Values in the Context of Family: Working as A Family to Build Better Governance in Africa

Mo Ibrahim, GPC Member and Co-Founder of the Ibrahim Prize for Achievement in African Leadership, in conversation with Zainab Salbi, GPC Member and Humanitarian, Media Host, Author, and Founder of Women for Women International and the Nida’a Show

Video & Transcript

Themes:

  • The negative misperception of Africa can obscure a tremendous business opportunity for entrepreneurs. It leads to a negative cycle: no investment in the continent, and hence no capital, no job creation, and no economic development.
  • The critical goal is not simply to pass on but to actively engage your family, and especially your children, in your philanthropic legacy and make them feel they are a part of it. Simple steps include letting them participate rather than exclude them during business meetings.

Quotes:

“The best way to [fight corruption] is not for a board sitting somewhere in Europe or in US to make all these wonderful statements. The board is [there] to support your people on the ground.”

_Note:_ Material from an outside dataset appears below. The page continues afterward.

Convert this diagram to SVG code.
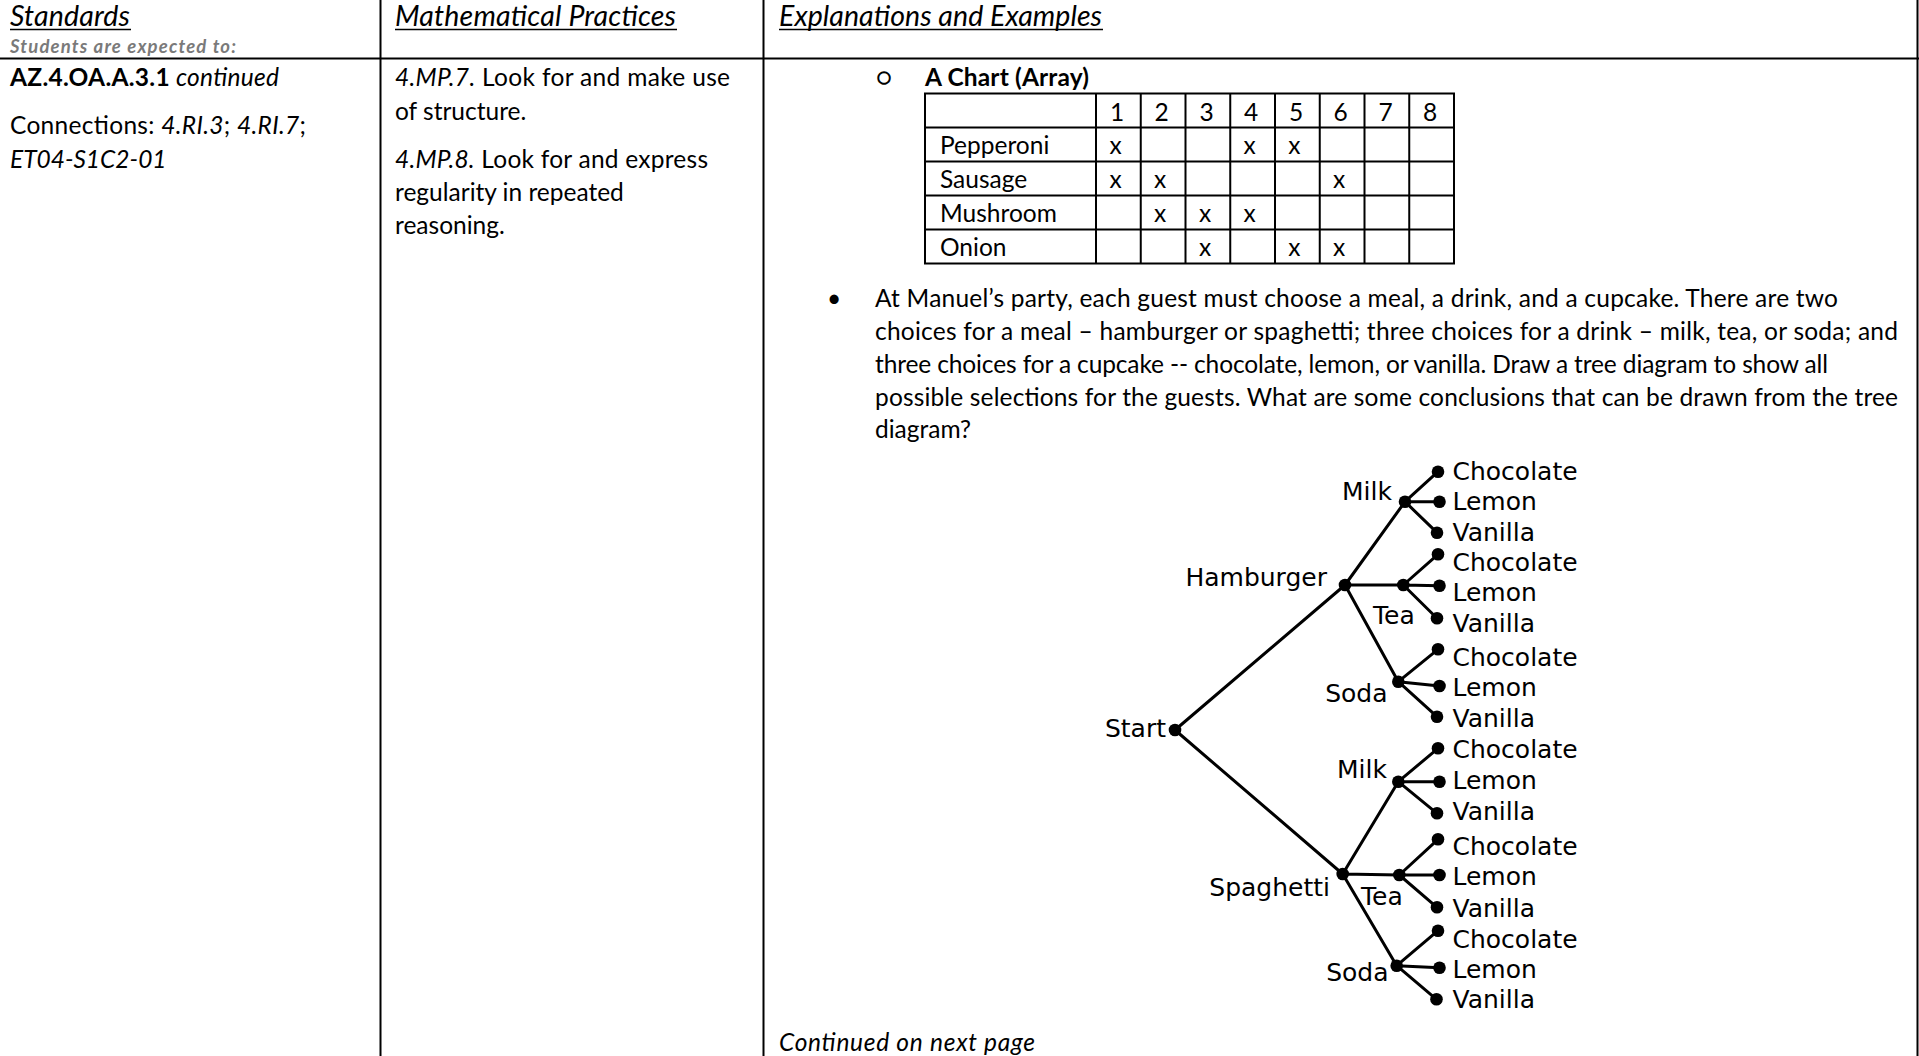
<svg xmlns="http://www.w3.org/2000/svg" width="1919" height="1056" viewBox="0 0 1919 1056">
<style>
.b{font-family:Lato,"Liberation Sans",sans-serif;font-size:24.5px;fill:#000}
.h{font-family:Lato,"Liberation Sans",sans-serif;font-size:28.5px;font-style:italic;fill:#000}
.i{font-style:italic}
.bd{font-weight:bold}
.grid{stroke:#000;stroke-width:2;fill:none}
.rule{stroke:#000;stroke-width:2}
.ul{stroke:#000;stroke-width:1.5}
.t{font-family:"DejaVu Sans",sans-serif;font-size:25px;fill:#000}
.e{stroke:#000;stroke-width:3;fill:none;stroke-linecap:round}
.n{fill:#000}
</style>
<rect x="0" y="0" width="1919" height="1056" fill="#fff"/>
<g id="frame">
<line class="rule" x1="0" y1="58.5" x2="1919" y2="58.5"/>
<line class="rule" x1="380.5" y1="0" x2="380.5" y2="1056"/>
<line class="rule" x1="763.5" y1="0" x2="763.5" y2="1056"/>
<line class="rule" x1="1917.5" y1="0" x2="1917.5" y2="1056"/>
</g>
<g id="headers">
<text class="h" x="10" y="25.5" textLength="120" lengthAdjust="spacing">Standards</text>
<line class="ul" x1="10" y1="29.5" x2="131" y2="29.5"/>
<text x="10" y="53" font-family="Lato,'Liberation Sans',sans-serif" font-size="18.5" font-weight="bold" font-style="italic" fill="#7a7a7a" textLength="226" lengthAdjust="spacing">Students are expected to:</text>
<text class="h" x="395" y="25.5" textLength="281" lengthAdjust="spacing">Mathematical Practices</text>
<line class="ul" x1="395" y1="29.5" x2="677" y2="29.5"/>
<text class="h" x="779" y="25.5" textLength="323" lengthAdjust="spacing">Explanations and Examples</text>
<line class="ul" x1="779" y1="29.5" x2="1103" y2="29.5"/>
</g>
<g id="standards">
<text class="b" x="10" y="86" textLength="269" lengthAdjust="spacing"><tspan class="bd">AZ.4.OA.A.3.1</tspan><tspan class="i"> continued</tspan></text>
<text class="b" x="10" y="134" textLength="296" lengthAdjust="spacing">Connections: <tspan class="i">4.RI.3</tspan>; <tspan class="i">4.RI.7</tspan>;</text>
<text class="b i" x="10" y="168">ET04-S1C2-01</text>
</g>
<g id="practices">
<text class="b" x="395" y="86" textLength="335" lengthAdjust="spacing"><tspan class="i">4.MP.7.</tspan> Look for and make use</text>
<text class="b" x="395" y="119.5">of structure.</text>
<text class="b" x="395" y="168" textLength="313" lengthAdjust="spacing"><tspan class="i">4.MP.8.</tspan> Look for and express</text>
<text class="b" x="395" y="201">regularity in repeated</text>
<text class="b" x="395" y="234">reasoning.</text>
</g>
<g id="chart">
<text class="b" x="876" y="86" font-size="20">○</text>
<text class="b bd" x="925" y="86" textLength="164" lengthAdjust="spacing">A Chart (Array)</text>
<rect class="grid" x="925" y="93.5" width="529" height="170"/>
<path class="grid" d="M925 127.5H1454M925 161.5H1454M925 195.5H1454M925 229.5H1454M1096 93.5V263.5M1140.75 93.5V263.5M1185.5 93.5V263.5M1230.25 93.5V263.5M1275 93.5V263.5M1319.75 93.5V263.5M1364.5 93.5V263.5M1409.25 93.5V263.5"/>
<g class="b" text-anchor="middle">
<text x="1117" y="120.5">1</text><text x="1161.7" y="120.5">2</text><text x="1206.5" y="120.5">3</text><text x="1251.2" y="120.5">4</text><text x="1296" y="120.5">5</text><text x="1340.7" y="120.5">6</text><text x="1385.5" y="120.5">7</text><text x="1430.2" y="120.5">8</text>
<text x="1115.5" y="154">x</text><text x="1249.6" y="154">x</text><text x="1294.4" y="154">x</text>
<text x="1115.5" y="188">x</text><text x="1160.2" y="188">x</text><text x="1339.1" y="188">x</text>
<text x="1160.2" y="222">x</text><text x="1205" y="222">x</text><text x="1249.6" y="222">x</text>
<text x="1205" y="256">x</text><text x="1294.4" y="256">x</text><text x="1339.1" y="256">x</text>
</g>
<text class="b" x="940" y="154">Pepperoni</text>
<text class="b" x="940" y="188">Sausage</text>
<text class="b" x="940" y="222">Mushroom</text>
<text class="b" x="940" y="256">Onion</text>
</g>
<g id="problem">
<text class="b" x="827" y="307">•</text>
<text class="b" x="875" y="307" textLength="963" lengthAdjust="spacing">At Manuel’s party, each guest must choose a meal, a drink, and a cupcake. There are two</text>
<text class="b" x="875" y="340" textLength="1023" lengthAdjust="spacing">choices for a meal – hamburger or spaghetti; three choices for a drink – milk, tea, or soda; and</text>
<text class="b" x="875" y="372.5" textLength="953" lengthAdjust="spacing">three choices for a cupcake -- chocolate, lemon, or vanilla. Draw a tree diagram to show all</text>
<text class="b" x="875" y="405.5" textLength="1023" lengthAdjust="spacing">possible selections for the guests. What are some conclusions that can be drawn from the tree</text>
<text class="b" x="875" y="438">diagram?</text>
</g>
<g id="connectors" class="e">
<path d="M1175 730L1345 585M1175 730L1342.7 874"/>
<path d="M1345 585L1405 501.7M1345 585L1403.3 585M1345 585L1398.3 681.7"/>
<path d="M1405 501.7L1438 471.7M1405 501.7L1439.5 501.7M1405 501.7L1437 532.7"/>
<path d="M1403.3 585L1438 554.3M1403.3 585L1439.5 585.7M1403.3 585L1437 618.3"/>
<path d="M1398.3 681.7L1438 649.3M1398.3 681.7L1439.5 686M1398.3 681.7L1437 716.7"/>
<path d="M1342.7 874L1398.3 781.7M1342.7 874L1399.3 875M1342.7 874L1396.7 965.7"/>
<path d="M1398.3 781.7L1438 748.3M1398.3 781.7L1439.5 781.7M1398.3 781.7L1437 813.3"/>
<path d="M1399.3 875L1438 839.3M1399.3 875L1439.5 875M1399.3 875L1437 907.3"/>
<path d="M1396.7 965.7L1438 930.7M1396.7 965.7L1439.5 967.7M1396.7 965.7L1436.5 999.3"/>
</g>
<g id="node-start"><circle class="n" cx="1175" cy="730" r="6.3"/><text class="t" x="1166" y="737" text-anchor="end">Start</text></g>
<g id="node-hamburger"><circle class="n" cx="1345" cy="585" r="6.3"/><text class="t" x="1327" y="586" text-anchor="end">Hamburger</text></g>
<g id="node-spaghetti"><circle class="n" cx="1342.7" cy="874" r="6.3"/><text class="t" x="1330" y="896" text-anchor="end">Spaghetti</text></g>
<g id="node-h-milk"><circle class="n" cx="1405" cy="501.7" r="6.3"/><text class="t" x="1392" y="499.5" text-anchor="end">Milk</text></g>
<g id="node-h-tea"><circle class="n" cx="1403.3" cy="585" r="6.3"/><text class="t" x="1373" y="623.5">Tea</text></g>
<g id="node-h-soda"><circle class="n" cx="1398.3" cy="681.7" r="6.3"/><text class="t" x="1387.5" y="702" text-anchor="end">Soda</text></g>
<g id="node-s-milk"><circle class="n" cx="1398.3" cy="781.7" r="6.3"/><text class="t" x="1387" y="777.5" text-anchor="end">Milk</text></g>
<g id="node-s-tea"><circle class="n" cx="1399.3" cy="875" r="6.3"/><text class="t" x="1361" y="905">Tea</text></g>
<g id="node-s-soda"><circle class="n" cx="1396.7" cy="965.7" r="6.3"/><text class="t" x="1388.5" y="981" text-anchor="end">Soda</text></g>
<g id="leaf-hm-choc"><circle class="n" cx="1438" cy="471.7" r="6.3"/><text class="t" x="1452.5" y="479.5">Chocolate</text></g>
<g id="leaf-hm-lemon"><circle class="n" cx="1439.5" cy="501.7" r="6.3"/><text class="t" x="1452.5" y="510">Lemon</text></g>
<g id="leaf-hm-van"><circle class="n" cx="1437" cy="532.7" r="6.3"/><text class="t" x="1452.5" y="540.5">Vanilla</text></g>
<g id="leaf-ht-choc"><circle class="n" cx="1438" cy="554.3" r="6.3"/><text class="t" x="1452.5" y="570.5">Chocolate</text></g>
<g id="leaf-ht-lemon"><circle class="n" cx="1439.5" cy="585.7" r="6.3"/><text class="t" x="1452.5" y="601">Lemon</text></g>
<g id="leaf-ht-van"><circle class="n" cx="1437" cy="618.3" r="6.3"/><text class="t" x="1452.5" y="631.5">Vanilla</text></g>
<g id="leaf-hs-choc"><circle class="n" cx="1438" cy="649.3" r="6.3"/><text class="t" x="1452.5" y="666">Chocolate</text></g>
<g id="leaf-hs-lemon"><circle class="n" cx="1439.5" cy="686" r="6.3"/><text class="t" x="1452.5" y="696">Lemon</text></g>
<g id="leaf-hs-van"><circle class="n" cx="1437" cy="716.7" r="6.3"/><text class="t" x="1452.5" y="727">Vanilla</text></g>
<g id="leaf-sm-choc"><circle class="n" cx="1438" cy="748.3" r="6.3"/><text class="t" x="1452.5" y="757.5">Chocolate</text></g>
<g id="leaf-sm-lemon"><circle class="n" cx="1439.5" cy="781.7" r="6.3"/><text class="t" x="1452.5" y="789">Lemon</text></g>
<g id="leaf-sm-van"><circle class="n" cx="1437" cy="813.3" r="6.3"/><text class="t" x="1452.5" y="820">Vanilla</text></g>
<g id="leaf-st-choc"><circle class="n" cx="1438" cy="839.3" r="6.3"/><text class="t" x="1452.5" y="855">Chocolate</text></g>
<g id="leaf-st-lemon"><circle class="n" cx="1439.5" cy="875" r="6.3"/><text class="t" x="1452.5" y="885">Lemon</text></g>
<g id="leaf-st-van"><circle class="n" cx="1437" cy="907.3" r="6.3"/><text class="t" x="1452.5" y="916.5">Vanilla</text></g>
<g id="leaf-ss-choc"><circle class="n" cx="1438" cy="930.7" r="6.3"/><text class="t" x="1452.5" y="948">Chocolate</text></g>
<g id="leaf-ss-lemon"><circle class="n" cx="1439.5" cy="967.7" r="6.3"/><text class="t" x="1452.5" y="977.5">Lemon</text></g>
<g id="leaf-ss-van"><circle class="n" cx="1436.5" cy="999.3" r="6.3"/><text class="t" x="1452.5" y="1008">Vanilla</text></g>
<g id="footer"><text class="b i" x="779" y="1051" textLength="256" lengthAdjust="spacing">Continued on next page</text></g>
</svg>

“When you understand that we as businesspeople are part and parcel of the corruption process only then we’ll be able to start to deal with it. There’s no point to talk about this minister or this guy being corrupt. Let’s talk about ourselves if we are really serious and we can do it as businesspeople. That’s why I go around business schools. I sit on the board of London Business School, I speak at other business schools, and I say, ’Look, guys. You need to change the way we train our future businesspeople. We have to be ethical in the way we do the business because the world is going really belly up around us.’”

“When you make your workers shareholders, it changes the whole chemistry, the whole atmosphere in the business. I don’t need to worry who comes at 9:00 or 8:00, who leaves at five. Nobody leaves. It is their company. It is fun; this is my best advice really. If you want to have fun and make a lot of money, give shares to your workers. It changes the whole thing.”


Insight Talk: Reducing Trauma of Syrian Refugee Children in Turkey

Esra Özsüer, GPC Member; Co-Founder, Maya Vakfi

Video & Transcript

Quote:

“It is my observation from my relationship with the Syrian refugees that many are losing hope. Their resilience is weakening. Self-esteem is being destroyed, and most importantly, almost all of them have lost their faith in humanity. Friends, as philanthropists it should be our main aim to restore their faith because whatever we’ve been doing so far - I promise you we can do more.“


Insight Talk: Lessons in Business and Family Philanthropy

Stanley Bergman, GPC Member; Chairman and CEO, Henry Schein

Video & Transcript

Quote:

“Our family believes that philanthropy is not only about writing out the check but as active engagement. And at Henry Schein, we’re a company of 21,000 people, and we’ve been able to build our business and create shareholder value around the notion of social responsibility and engagement in society.”


Insight Talk: Philanthropy, Journalism and Democracy

Jerry Hirsch, GPC Member; Founder, Lodestar Foundation

Video & Transcript

Quote:

“If you think about it, it doesn’t matter what area of philanthropy you focus on, whether it’s on climate change, or curing a disease, or education. Without the free flow of ideas, without the ability to disperse public facts and ideas related to the work you’re doing, all philanthropic endeavors would be thwarted, and would be much more difficult…it does not matter what area you’re working in. Consider supporting the area of the free press in addition to what you’re doing because it’s really, really fundamental to those areas.”